> _TASK STATEMENT_
Take the listing from its first line through the line that contains "y_ticks = [2, 4, 6, 8, 10]" and please retype those lines exactly, leaving out the pictures.

--- Start ---

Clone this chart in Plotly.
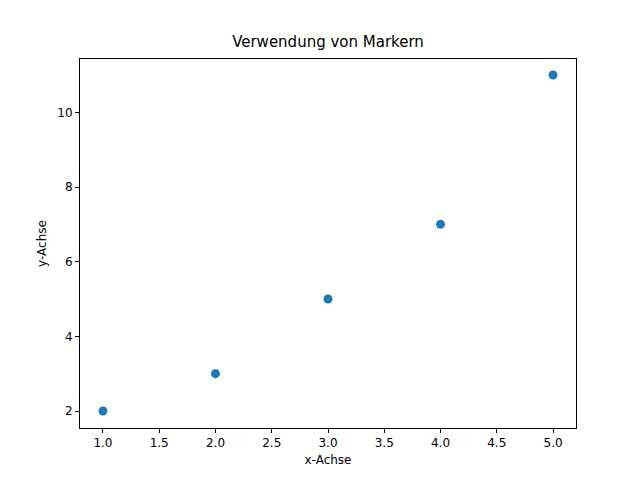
import plotly.graph_objects as go

x_values = [1, 2, 3, 4, 5]
y_values = [2, 3, 5, 7, 11]
x_ticks = [1.0, 1.5, 2.0, 2.5, 3.0, 3.5, 4.0, 4.5, 5.0]
y_ticks = [2, 4, 6, 8, 10]

fig = go.Figure(go.Scatter(x=x_values, y=y_values, mode="markers",
                           marker=dict(color="#1f77b4", size=9)))
axis_common = dict(showgrid=False, zeroline=False, showline=True, mirror=True,
                   linecolor="black", linewidth=1, ticks="outside", ticklen=4,
                   tickcolor="black", tickfont=dict(size=12, color="black"))
fig.update_layout(
    width=640, height=480, plot_bgcolor="white", paper_bgcolor="white",
    margin=dict(l=72, r=72, t=51, b=60),
    font=dict(family="DejaVu Sans", color="black"),
    title=dict(text="Verwendung von Markern", x=0.5, xanchor="center", y=0.94, font=dict(size=15)),
    xaxis=dict(range=[0.796, 5.204], tickvals=x_ticks, ticktext=[f"{v:.1f}" for v in x_ticks],
               title=dict(text="x-Achse", font=dict(size=12), standoff=6), **axis_common),
    yaxis=dict(range=[1.545, 11.43], tickvals=y_ticks,
               title=dict(text="y-Achse", font=dict(size=12), standoff=8), **axis_common),
    showlegend=False,
)
fig.write_html("out.html")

--- End ---

> _SOLVED PROBLEM_
Clone this chart in Plotly.
import plotly.graph_objects as go

x_values = [1, 2, 3, 4, 5]
y_values = [2, 3, 5, 7, 11]
x_ticks = [1.0, 1.5, 2.0, 2.5, 3.0, 3.5, 4.0, 4.5, 5.0]
y_ticks = [2, 4, 6, 8, 10]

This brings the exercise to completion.